Perez hatte wieder einen vergleichbar leichten Gegner, sodass ich seinen erneuten Sieg wieder nicht sonderlich beeindruckend finde. Dazu kommt, dass Perez gleich in der ersten Runde einen großen Low Blow landete, der Figueroa natürlich beeinflusste. Aber Respekt an Figueroa, der Typ hat echt ein Kämpferherz und ist sehr schwer zu finishen. Story und Leites waren dann in ihren Kämpfen seeehr dominant. Ebersole und Herman hatten zu keinem Zeitpunkt eine Chance.
Cerrone konnte mich dann glücklicherweise mal wieder überzeugen. Das ist der alte Cowboy, der dieses Mal sogar, entgegen meiner Vermutung, gegen einen Pressure Fighter gut aussah. Das war wieder eine starke Leistung, wie gegen Siver oder Guillard, mit der Cerrone definitiv in die Top Ten der Lightweight Division gehört. Und das ist meiner Meinung nach auch weiterhin seine Division. Cerrone sieht in der Lightweight Division immer schon stark belastet und ausgedünnt aus und hatte wohl auch schon relativ schlechte Weight Cuts.

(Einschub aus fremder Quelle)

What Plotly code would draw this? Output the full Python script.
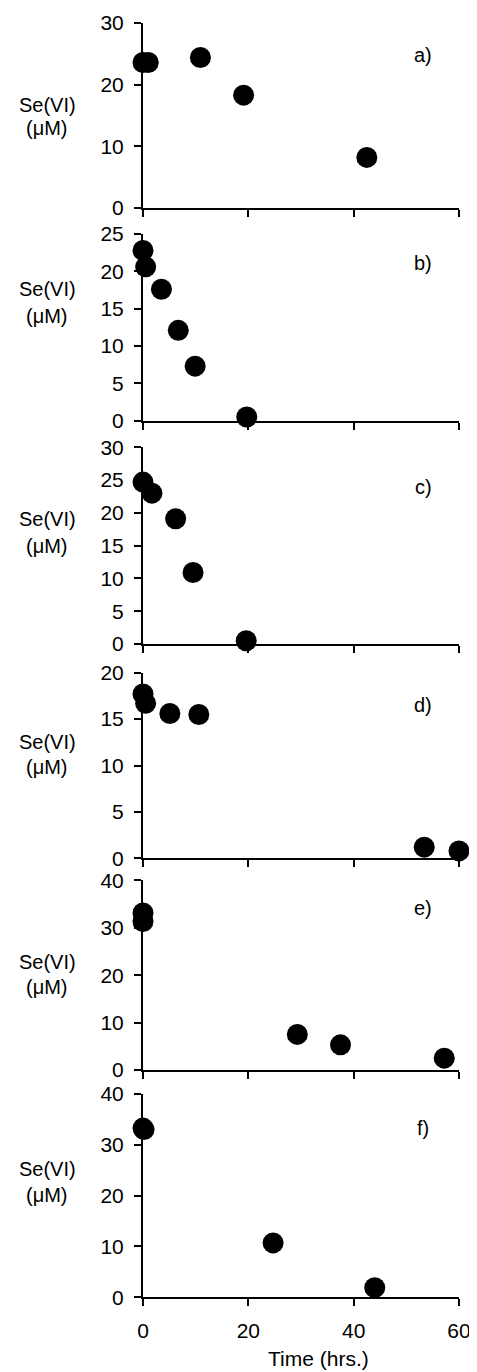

Gerade bei seiner Größe dürfte der Cut in die Featherweight Division nicht ohne Risiken durchführbar sein.
Zu Elliott vs. Bagautinov habe ich ja weiter oben schon was geschrieben. Elliott hat diesen komischen Stil, bei dem er hohes Tempo fährt und vermeintlich starken Druck auf den Gegner ausübt, aber nicht viele Strikes anbringt. Das hat dann Bagautinov in die Karten gespielt, der so immer mit Vorstößen kontern und Treffer landen konnte. Dazu kam das bessere Grappling des Russen, womit wir dann einen ziemlich deutlichen Sieger hatten, obwohl Elliott zumindest optisch dominanter war.

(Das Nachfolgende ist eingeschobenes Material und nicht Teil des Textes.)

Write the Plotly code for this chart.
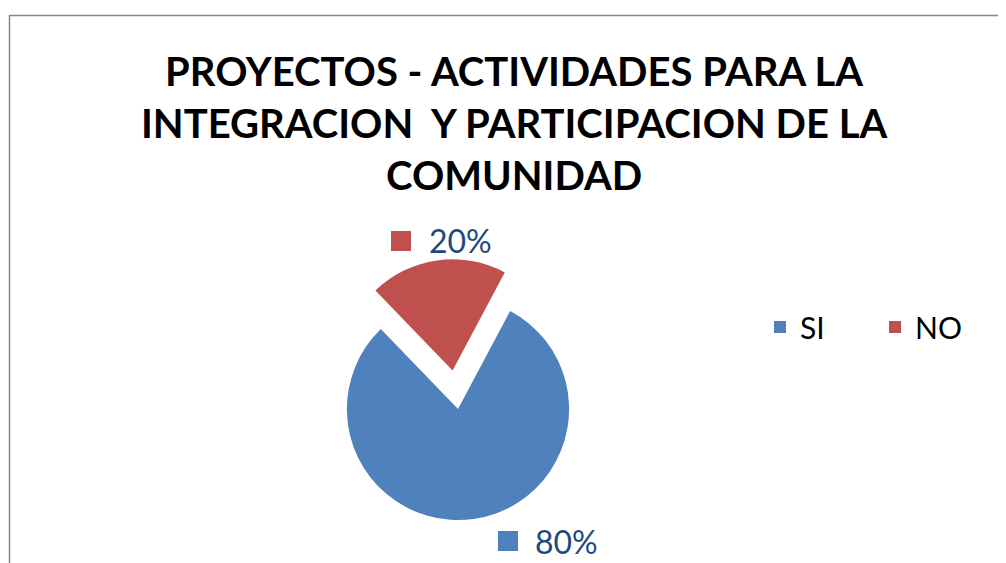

Woodley vs. Koscheck war dann ein sehr beeindruckender Kampf von Tyron. Ähnlich wie gegen Hieron waren es wieder richtige Powershots, die den Ausschlag machten. Sicker KO, der definitiv auch ein KO of the Year Candidate ist. Für Koscheck ist es jetzt vielleicht wirklich an der Zeit zurückzutreten, auch wenn ich ihn, ähnlich wie gegen Lawler, zu Beginn des Kampfes sogar als besseren Fighter gesehen habe. Möglicherweise sollte man nächstes Jahr noch mal einen Abschiedskampf mit Chris Leben auf die Beine stellen, der danach hoffentlich ebenfalls seine Karriere beendet.
Zu Rory Mac vs. Lawler wurde bereits alles gesagt. Ich freue mich richtig darüber, da ich MacDonald absolut nicht ausstehen kann und sein Stil zahlt sich eben gegen einen aggressiven Striker nicht aus. Ich fand ihn schon immer überbewertet, hatte ihn in meiner persönlichen Top Ten lange in der unteren Hälfte. Denn mal ehrlich, es war viel Hype dabei, er hat niemals jemand zu der Zeit relevanten Fighter in der Welterweight Division besiegt und sein Sieg gegen Ellenberger war der grottigen Leistung seines Gegners geschuldet. Normalerweise hätte schon Ellenberger die Rolle Lawlers ausfüllen sollen.